● Set exercise:
Copy the material below verbatim from the line with "What matplotlib code" to the line with "from matplotlib.ticker import", both lines included, omitting pictures and every line outside that range.

******************************

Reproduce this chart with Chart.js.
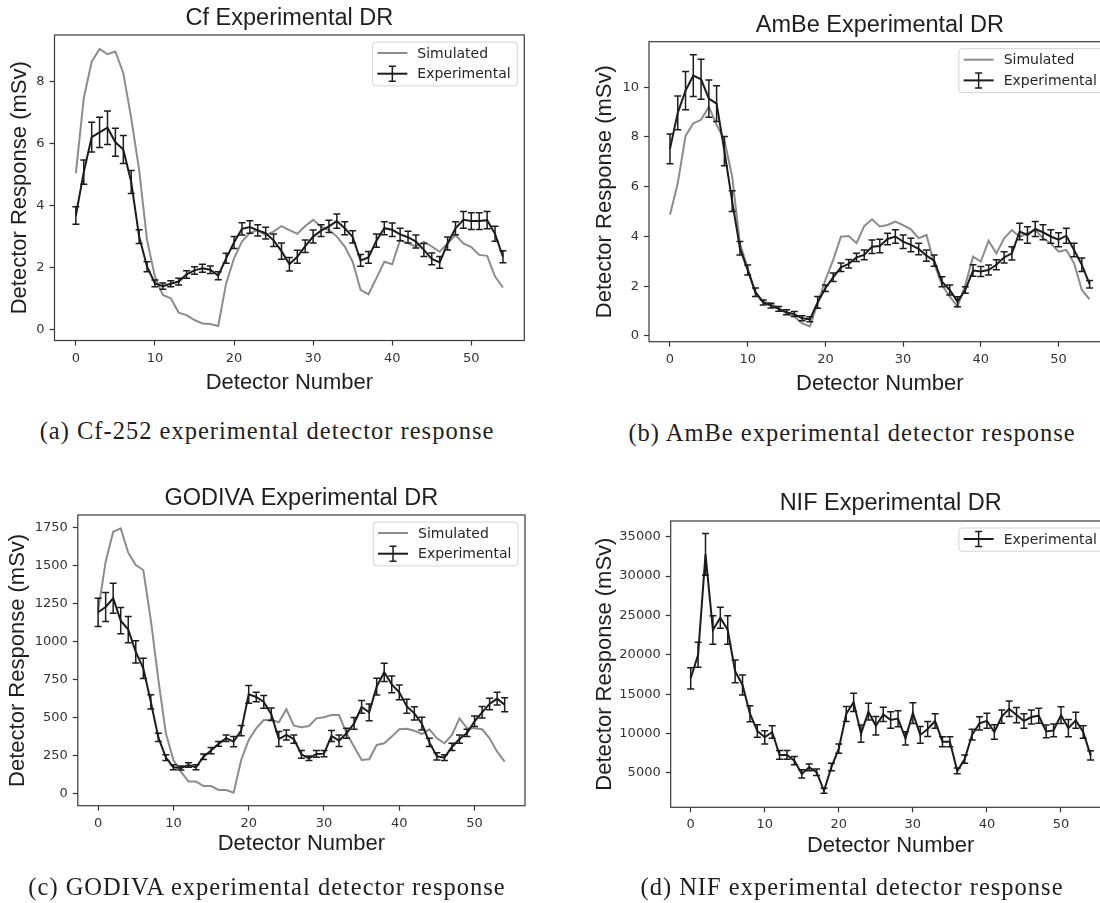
<!DOCTYPE html>
<html>
<head>
<meta charset="utf-8">
<script src="https://cdn.jsdelivr.net/npm/chart.js@4.4.0/dist/chart.umd.min.js"></script>
<style>
  html, body { margin: 0; padding: 0; background: #fff; overflow: hidden; }
  body { width: 1100px; height: 903px; position: relative; }
  canvas { position: absolute; }
  .cap {
    position: absolute; white-space: nowrap; color: #1e1e1e;
    font-family: 'Liberation Serif', serif; font-size: 24.5px; letter-spacing: 1px;
    transform: translate(-50%, -50%);
  }
</style>
</head>
<body>
<canvas id="cfChart" width="560" height="400" style="left:0px;top:0px"></canvas>
<canvas id="ambeChart" width="560" height="400" style="left:560px;top:0px"></canvas>
<canvas id="godivaChart" width="560" height="443" style="left:0px;top:460px"></canvas>
<canvas id="nifChart" width="560" height="443" style="left:560px;top:460px"></canvas>
<div class="cap" style="left:267px;top:431px">(a) Cf-252 experimental detector response</div>
<div class="cap" style="left:852px;top:433px">(b) AmBe experimental detector response</div>
<div class="cap" style="left:267px;top:887px">(c) GODIVA experimental detector response</div>
<div class="cap" style="left:852px;top:887px">(d) NIF experimental detector response</div>
<script>
// detector index (x axis)
const detectors = [0, 1, 2, 3, 4, 5, 6, 7, 8, 9, 10, 11, 12, 13, 14, 15, 16, 17, 18, 19, 20,
  21, 22, 23, 24, 25, 26, 27, 28, 29, 30, 31, 32, 33, 34, 35, 36, 37, 38, 39, 40,
  41, 42, 43, 44, 45, 46, 47, 48, 49, 50, 51, 52, 53, 54];
const xTicks = [0, 10, 20, 30, 40, 50];

// Cf-252
const cfSim = [5.03, 7.45, 8.63, 9.04, 8.87, 8.96, 8.26, 6.81, 5.14, 2.88, 1.7, 1.11, 1.0, 0.54, 0.46, 0.3, 0.19, 0.17, 0.11, 1.48,
  2.29, 2.83, 3.1, 3.2, 3.04, 3.15, 3.33, 3.2, 3.08, 3.33, 3.53, 3.31, 3.2, 2.99, 2.67, 2.18, 1.27, 1.13, 1.65, 2.18,
  2.1, 2.88, 2.77, 2.67, 2.83, 2.67, 2.5, 2.77, 3.04, 2.77, 2.65, 2.4, 2.37, 1.7, 1.35];
const cfExp = [3.67, 5.07, 6.2, 6.35, 6.5, 6.03, 5.8, 4.75, 2.99, 2.02, 1.48, 1.39, 1.47, 1.54, 1.77, 1.9, 1.97, 1.92, 1.73, 2.29,
  2.8, 3.24, 3.3, 3.19, 3.1, 2.87, 2.52, 2.1, 2.34, 2.68, 2.99, 3.18, 3.32, 3.49, 3.26, 2.98, 2.22, 2.32, 2.86, 3.26,
  3.21, 3.06, 2.97, 2.83, 2.56, 2.27, 2.16, 2.77, 3.26, 3.53, 3.49, 3.49, 3.52, 3.08, 2.34];
const cfErr = [0.28, 0.39, 0.48, 0.49, 0.54, 0.45, 0.45, 0.37, 0.22, 0.16, 0.11, 0.1, 0.1, 0.11, 0.12, 0.12, 0.13, 0.12, 0.13, 0.16,
  0.19, 0.2, 0.2, 0.18, 0.19, 0.2, 0.26, 0.22, 0.21, 0.2, 0.21, 0.19, 0.2, 0.23, 0.21, 0.2, 0.19, 0.19, 0.21, 0.21,
  0.22, 0.2, 0.19, 0.21, 0.21, 0.19, 0.19, 0.21, 0.21, 0.27, 0.27, 0.27, 0.28, 0.24, 0.19];
const cfYTicks = [0, 2, 4, 6, 8];

// AmBe
const ambeSim = [4.87, 6.14, 8.04, 8.55, 8.69, 9.22, 8.49, 7.88, 6.41, 3.73, 2.72, 1.72, 1.38, 1.31, 1.11, 0.91, 0.78, 0.51, 0.38, 1.31,
  2.25, 3.06, 3.99, 4.02, 3.73, 4.42, 4.69, 4.4, 4.46, 4.6, 4.46, 4.29, 3.93, 4.06, 2.92, 2.05, 1.59, 1.18, 2.05, 3.19,
  2.99, 3.83, 3.32, 3.93, 4.26, 3.99, 4.13, 4.26, 3.93, 3.73, 3.39, 3.46, 2.92, 1.85, 1.47];
const ambeExp = [7.52, 8.97, 9.86, 10.47, 10.32, 9.54, 9.34, 7.43, 5.42, 3.53, 2.65, 1.76, 1.35, 1.22, 1.09, 0.95, 0.88, 0.71, 0.67, 1.35,
  1.92, 2.36, 2.76, 2.9, 3.16, 3.26, 3.59, 3.62, 3.9, 4.0, 3.79, 3.66, 3.5, 3.23, 3.03, 2.18, 1.85, 1.38, 1.85, 2.63,
  2.59, 2.65, 2.86, 3.16, 3.32, 4.2, 4.06, 4.3, 4.17, 4.0, 3.87, 4.03, 3.46, 2.86, 2.08];
const ambeErr = [0.6, 0.68, 0.77, 0.84, 0.8, 0.75, 0.72, 0.59, 0.42, 0.27, 0.2, 0.17, 0.1, 0.1, 0.1, 0.1, 0.1, 0.1, 0.1, 0.24,
  0.13, 0.17, 0.17, 0.17, 0.17, 0.2, 0.27, 0.27, 0.23, 0.27, 0.27, 0.27, 0.23, 0.23, 0.23, 0.2, 0.2, 0.2, 0.13, 0.23,
  0.2, 0.2, 0.2, 0.23, 0.27, 0.33, 0.33, 0.3, 0.3, 0.27, 0.28, 0.3, 0.27, 0.27, 0.15];
const ambeYTicks = [0, 2, 4, 6, 8, 10];

// GODIVA
const godivaSim = [1200, 1524, 1721, 1743, 1583, 1502, 1469, 1140, 746, 395, 219, 143, 77, 77, 48, 48, 22, 22, 4, 219,
  351, 428, 482, 482, 467, 553, 445, 434, 443, 493, 500, 515, 515, 395, 307, 219, 224, 318, 329, 373,
  421, 425, 412, 390, 421, 362, 329, 384, 493, 428, 428, 421, 362, 274, 208];
const godivaExp = [1191, 1226, 1283, 1136, 1077, 930, 822, 601, 368, 235, 171, 167, 186, 171, 241, 281, 325, 362, 340, 412,
  651, 634, 601, 520, 357, 384, 357, 256, 230, 259, 261, 377, 346, 395, 460, 568, 533, 702, 796, 717,
  664, 572, 526, 458, 335, 243, 235, 305, 357, 397, 474, 533, 588, 623, 583];
const godivaErr = [93, 95, 99, 87, 86, 73, 66, 47, 27, 19, 16, 13, 15, 16, 18, 21, 16, 22, 33, 34,
  58, 31, 42, 41, 49, 33, 27, 25, 15, 22, 20, 36, 38, 33, 39, 42, 55, 55, 60, 55,
  49, 46, 44, 42, 27, 24, 19, 24, 27, 24, 35, 38, 38, 42, 46];
const godivaYTicks = [0, 250, 500, 750, 1000, 1250, 1500, 1750];

// NIF
const nifExp = [17017, 20000, 32750, 23150, 24700, 23150, 17900, 16170, 12530, 10330, 9530, 10200, 7290, 7290, 6570, 4880, 5720, 5100, 2740, 5760,
  8090, 12490, 13970, 9990, 12780, 11000, 12430, 11730, 11900, 9400, 12600, 9830, 10580, 11600, 8980, 8980, 5260, 6760, 9870, 11300,
  11620, 10200, 12150, 13150, 12350, 11600, 12100, 12270, 10280, 10400, 12350, 10700, 11680, 10200, 7240];
const nifErr = [1354, 1586, 2644, 1819, 1332, 1819, 1438, 1269, 1015, 783, 846, 804, 550, 550, 529, 529, 423, 420, 317, 465,
  592, 952, 1163, 1100, 1058, 1163, 909, 1058, 1015, 846, 1311, 1058, 952, 909, 635, 635, 360, 529, 677, 846,
  952, 909, 846, 994, 973, 909, 888, 952, 804, 804, 1058, 1100, 1015, 783, 592];
const nifYTicks = [5000, 10000, 15000, 20000, 25000, 30000, 35000];

const SIM_COLOR = '#8c8c8c';
const EXP_COLOR = '#1c1c1c';
const TEXT_COLOR = '#1e1e1e';
const TICK_FONT = { family: 'DejaVu Sans', size: 13 };
const LABEL_FONT = { family: 'Liberation Sans', size: 22, weight: 'normal' };

// error bars, axes frame and the boxed legend
const errorBarsAndFrame = {
  id: 'errorBarsAndFrame',
  afterDatasetsDraw(chart) {
    const { ctx, scales: { x, y } } = chart;
    chart.data.datasets.forEach(ds => {
      if (!ds.errors) return;
      ctx.save();
      ctx.strokeStyle = ds.borderColor;
      ctx.lineWidth = 1.5;
      ds.data.forEach((p, i) => {
        const px = x.getPixelForValue(p.x);
        const top = y.getPixelForValue(p.y + ds.errors[i]);
        const bot = y.getPixelForValue(p.y - ds.errors[i]);
        ctx.beginPath();
        ctx.moveTo(px, top); ctx.lineTo(px, bot);
        ctx.moveTo(px - 3.5, top); ctx.lineTo(px + 3.5, top);
        ctx.moveTo(px - 3.5, bot); ctx.lineTo(px + 3.5, bot);
        ctx.stroke();
      });
      ctx.restore();
    });
  },
  afterDraw(chart) {
    const { ctx, chartArea: a } = chart;
    ctx.save();
    ctx.strokeStyle = '#3a3a3a';
    ctx.lineWidth = 1.2;
    ctx.strokeRect(a.left, a.top, a.right - a.left, a.bottom - a.top);

    // legend
    const sets = chart.data.datasets;
    ctx.font = '14px "DejaVu Sans"';
    const textW = Math.max(...sets.map(d => ctx.measureText(d.label).width));
    const w = 4.7 + 30 + 10 + textW + 6.6;
    const h = sets.length * 20.7 + 2.5;
    const bx = a.right - 7 - w, by = a.top + 7;
    ctx.fillStyle = 'rgba(255,255,255,0.8)';
    ctx.strokeStyle = '#d4d4d4';
    ctx.lineWidth = 1;
    ctx.beginPath();
    if (ctx.roundRect) ctx.roundRect(bx, by, w, h, 3); else ctx.rect(bx, by, w, h);
    ctx.fill(); ctx.stroke();
    sets.forEach((d, i) => {
      const cy = by + 11 + i * 20.7;
      const lx = bx + 4.7;
      ctx.strokeStyle = d.borderColor;
      ctx.lineWidth = d.borderWidth;
      ctx.beginPath(); ctx.moveTo(lx, cy); ctx.lineTo(lx + 30, cy); ctx.stroke();
      if (d.errors) {
        ctx.lineWidth = 1.5;
        ctx.beginPath();
        ctx.moveTo(lx + 15, cy - 7.5); ctx.lineTo(lx + 15, cy + 7.5);
        ctx.moveTo(lx + 11.5, cy - 7.5); ctx.lineTo(lx + 18.5, cy - 7.5);
        ctx.moveTo(lx + 11.5, cy + 7.5); ctx.lineTo(lx + 18.5, cy + 7.5);
        ctx.stroke();
      }
      ctx.fillStyle = '#262626';
      ctx.textBaseline = 'middle';
      ctx.textAlign = 'left';
      ctx.fillText(d.label, lx + 40, cy + 1);
    });
    ctx.restore();
  }
};

const tickGrid = { display: true, drawOnChartArea: false, drawTicks: true, tickLength: 5, tickColor: '#333', tickWidth: 1.2 };

function buildChart(id, p) {
  const datasets = [];
  if (p.sim) {
    datasets.push({
      label: 'Simulated',
      data: detectors.map((d, i) => ({ x: d, y: p.sim[i] })),
      borderColor: SIM_COLOR, borderWidth: 2, pointRadius: 0, order: 2
    });
  }
  datasets.push({
    label: 'Experimental',
    data: detectors.map((d, i) => ({ x: d, y: p.exp[i] })),
    errors: p.err,
    borderColor: EXP_COLOR, borderWidth: 2, pointRadius: 0, order: 1
  });

  return new Chart(document.getElementById(id), {
    type: 'line',
    data: { datasets },
    options: {
      responsive: false,
      animation: false,
      events: [],
      layout: { padding: p.pad },
      elements: { line: { tension: 0 } },
      plugins: {
        legend: { display: false },
        tooltip: { enabled: false },
        title: {
          display: true, text: p.title, fullSize: false, color: TEXT_COLOR,
          font: { family: 'Liberation Sans', size: 23.5, weight: 'normal' },
          padding: p.titlePad
        }
      },
      scales: {
        x: {
          type: 'linear', min: -2.7, max: 56.7,
          afterBuildTicks: s => { s.ticks = xTicks.map(v => ({ value: v })); },
          afterFit: s => { s.height = p.xH; },
          grid: tickGrid,
          border: { display: false },
          ticks: { font: TICK_FONT, color: '#333', padding: 5, maxRotation: 0, autoSkip: false, callback: v => String(v) },
          title: { display: true, text: 'Detector Number', color: TEXT_COLOR, font: LABEL_FONT, padding: { top: 0, bottom: 0 } }
        },
        y: {
          type: 'linear', min: p.yMin, max: p.yMax,
          afterBuildTicks: s => { s.ticks = p.yTicks.map(v => ({ value: v })); },
          afterFit: s => { s.width = p.yW; },
          grid: tickGrid,
          border: { display: false },
          ticks: { font: TICK_FONT, color: '#333', padding: 5, autoSkip: false, callback: v => String(v) },
          title: { display: true, text: 'Detector Response (mSv)', color: TEXT_COLOR, font: LABEL_FONT, padding: { top: p.yTitlePad, bottom: 0 } }
        }
      }
    },
    plugins: [errorBarsAndFrame]
  });
}

buildChart('cfChart', {
  title: 'Cf Experimental DR', sim: cfSim, exp: cfExp, err: cfErr, yTicks: cfYTicks,
  yMin: -0.36, yMax: 9.49,
  pad: { left: 0, top: 0, right: 35.7, bottom: 3.8 }, titlePad: { top: 4.6, bottom: 2.2 },
  yW: 54.5, yTitlePad: 7.1, xH: 55.7
});

buildChart('ambeChart', {
  title: 'AmBe Experimental DR', sim: ambeSim, exp: ambeExp, err: ambeErr, yTicks: ambeYTicks,
  yMin: -0.23, yMax: 11.83,
  pad: { left: 0, top: 0, right: 9.4, bottom: 3.2 }, titlePad: { top: 11.4, bottom: 2.1 },
  yW: 89, yTitlePad: 31.8, xH: 55.1
});

buildChart('godivaChart', {
  title: 'GODIVA Experimental DR', sim: godivaSim, exp: godivaExp, err: godivaErr, yTicks: godivaYTicks,
  yMin: -81.6, yMax: 1831,
  pad: { left: 0, top: 20, right: 35, bottom: 46.2 }, titlePad: { top: 4.9, bottom: 1.9 },
  yW: 77.8, yTitlePad: 4.8, xH: 51.1
});

buildChart('nifChart', {
  title: 'NIF Experimental DR', exp: nifExp, err: nifErr, yTicks: nifYTicks,
  yMin: 647, yMax: 36980,
  pad: { left: 0, top: 20, right: 9.4, bottom: 43.4 }, titlePad: { top: 9.9, bottom: 2.9 },
  yW: 110.7, yTitlePad: 31.8, xH: 52.3
});
</script>
</body>
</html>
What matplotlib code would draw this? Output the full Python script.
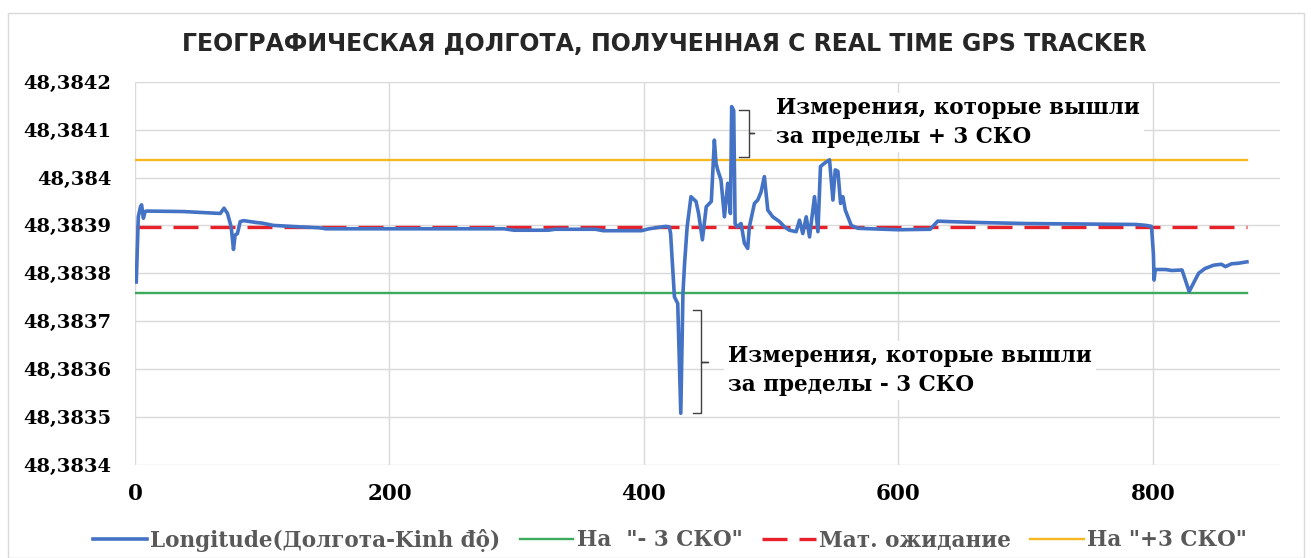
import matplotlib
matplotlib.use("Agg")
import matplotlib.pyplot as plt
from matplotlib.patches import Rectangle
from matplotlib.ticker import FuncFormatter, MultipleLocator

idx = [1, 2.6, 4.3, 5.2, 6.6, 7.9, 9.2, 38, 67, 70, 72.7, 75.6, 77.4, 78.7,
       80.5, 82.7, 85.3, 95.8, 99.7, 108.9, 130, 145, 150, 290, 298, 325,
       330, 362, 368, 398, 404, 417, 420, 421, 424, 426.6, 429, 430.7, 432,
       434, 437, 441, 443, 446, 449, 453, 455.4, 456.7, 458, 460.6, 463.3,
       465.9, 468, 469, 470.6, 471.7, 473.2, 476.4, 479, 481.6, 482.9, 486.9,
       489.5, 492.1, 494.7, 497.4, 501.3, 506.6, 510.5, 514.4, 519.7, 522.3,
       524.9, 527.6, 530.2, 534.1, 536.8, 538.8, 542, 545.9, 548.6, 550.4,
       552.5, 554.6, 556.4, 558.3, 563, 568.3, 600, 625, 631, 640, 665, 700,
       787, 795, 799, 800.5, 801, 802, 810, 815, 823, 828.6, 836, 841, 847.8,
       854, 857, 862, 867, 874]
longitude = [48.383782, 48.383918, 48.383939, 48.383943, 48.383915, 48.383929,
             48.383930, 48.383929, 48.383925, 48.383936, 48.383925, 48.383897,
             48.383850, 48.383880, 48.383883, 48.383908, 48.383910, 48.383906,
             48.383905, 48.383900, 48.383897, 48.383895, 48.383893, 48.383893,
             48.383890, 48.383890, 48.383892, 48.383892, 48.383889, 48.383889,
             48.383893, 48.383898, 48.383897, 48.383883, 48.383751, 48.383737,
             48.383508, 48.383758, 48.383821, 48.383897, 48.383960, 48.383950,
             48.383925, 48.383870, 48.383939, 48.383950, 48.384078, 48.384030,
             48.384016, 48.383995, 48.383918, 48.383988, 48.383925, 48.384148,
             48.384140, 48.383904, 48.383897, 48.383904, 48.383863, 48.383852,
             48.383897, 48.383946, 48.383953, 48.383970, 48.384002, 48.383932,
             48.383918, 48.383908, 48.383897, 48.383890, 48.383887, 48.383911,
             48.383883, 48.383918, 48.383876, 48.383960, 48.383887, 48.384023,
             48.384030, 48.384037, 48.383953, 48.384016, 48.384013, 48.383946,
             48.383960, 48.383932, 48.383900, 48.383894, 48.383891, 48.383892,
             48.383909, 48.383908, 48.383906, 48.383904, 48.383902, 48.383900,
             48.383898, 48.383840, 48.383786, 48.383808, 48.383808, 48.383806,
             48.383807, 48.383762, 48.383800, 48.383810, 48.383817, 48.383819,
             48.383814, 48.383820, 48.383821, 48.383824]

level_x = [1, 874]
mean_value = 48.383897
minus_3sko = 48.383758
plus_3sko = 48.384036

labels = ["Longitude(Долгота-Kinh độ)", 'На  "- 3 СКО"', "Мат. ожидание", 'На "+3 СКО"']
title = "ГЕОГРАФИЧЕСКАЯ ДОЛГОТА, ПОЛУЧЕННАЯ С REAL TIME GPS TRACKER"
note_up = "Измерения, которые вышли\nза пределы + 3 СКО"
note_down = "Измерения, которые вышли\nза пределы - 3 СКО"

SERIF = "DejaVu Serif"

W, H = 1311, 558
fig = plt.figure(figsize=(W / 100, H / 100), dpi=100)
fig.patches.append(Rectangle((8 / W, 0), 1296 / W, 1 - 13 / H, transform=fig.transFigure,
                             fill=False, edgecolor="#d9d9d9", linewidth=1.0))

ax = fig.add_axes([135 / W, 1 - 465 / H, (1280 - 135) / W, (465 - 81.7) / H])

ax.plot(idx, longitude, color="#4472C4", linewidth=2.6, label=labels[0], zorder=4)
ax.plot(level_x, [minus_3sko] * 2, color="#3BAA5C", linewidth=1.7, label=labels[1], zorder=3)
ax.plot(level_x, [mean_value] * 2, color="#E8202A", linewidth=2.4, dashes=(7.5, 3.6),
        label=labels[2], zorder=3)
ax.plot(level_x, [plus_3sko] * 2, color="#F5B820", linewidth=1.7, label=labels[3], zorder=3)

ax.set_xlim(0, 900)
ax.set_ylim(48.3834, 48.3842)
ax.xaxis.set_major_locator(MultipleLocator(200))
ax.yaxis.set_major_locator(MultipleLocator(0.0001))
ax.yaxis.set_major_formatter(
    FuncFormatter(lambda v, p: f"{v:.4f}".rstrip("0").replace(".", ",")))
ax.set_axisbelow(True)
ax.grid(True, color="#d9d9d9", linewidth=1.0)
for s in ax.spines.values():
    s.set_visible(False)
ax.tick_params(length=0)
ax.tick_params(axis="y", pad=17)
ax.tick_params(axis="x", pad=13)
for t in ax.get_yticklabels():
    t.set_fontfamily(SERIF)
    t.set_fontweight("bold")
    t.set_fontsize(14)
for t in ax.get_xticklabels():
    t.set_fontfamily(SERIF)
    t.set_fontweight("bold")
    t.set_fontsize(15.5)

fig.text(664 / W, 1 - 44 / H, title, ha="center", va="center", fontsize=17,
         fontweight="bold", color="#262626", family="DejaVu Sans")

box = dict(facecolor="white", edgecolor="none", pad=3)
ax.text(504, 48.384115, note_up, ha="left", va="center", fontsize=15.5,
        fontweight="bold", family=SERIF, linespacing=1.4, bbox=box, zorder=1.5)
ax.text(466, 48.383598, note_down, ha="left", va="center", fontsize=15.5,
        fontweight="bold", family=SERIF, linespacing=1.4, bbox=box, zorder=1.5)

# braces
ax.plot([475, 482.7, 482.7, 486.6, 482.7, 482.7, 475],
        [48.384141, 48.384141, 48.384093, 48.384093, 48.384093, 48.384043, 48.384043],
        color="#404040", linewidth=1.0, zorder=5)
ax.plot([438.6, 444.9, 444.9, 450.4, 444.9, 444.9, 438.6],
        [48.383723, 48.383723, 48.383615, 48.383615, 48.383615, 48.383508, 48.383508],
        color="#404040", linewidth=1.0, zorder=5)

fig.legend(loc="center", bbox_to_anchor=(670 / W, 1 - 540 / H), ncol=4, frameon=False,
           prop={"family": SERIF, "weight": "bold", "size": 15.5}, labelcolor="#595959",
           handlelength=2.5, handletextpad=0.15, columnspacing=0.9)

fig.savefig("out.png", dpi=100, facecolor="white")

******************************

● Finished answer:
What matplotlib code would draw this? Output the full Python script.
import matplotlib
matplotlib.use("Agg")
import matplotlib.pyplot as plt
from matplotlib.patches import Rectangle
from matplotlib.ticker import FuncFormatter, MultipleLocator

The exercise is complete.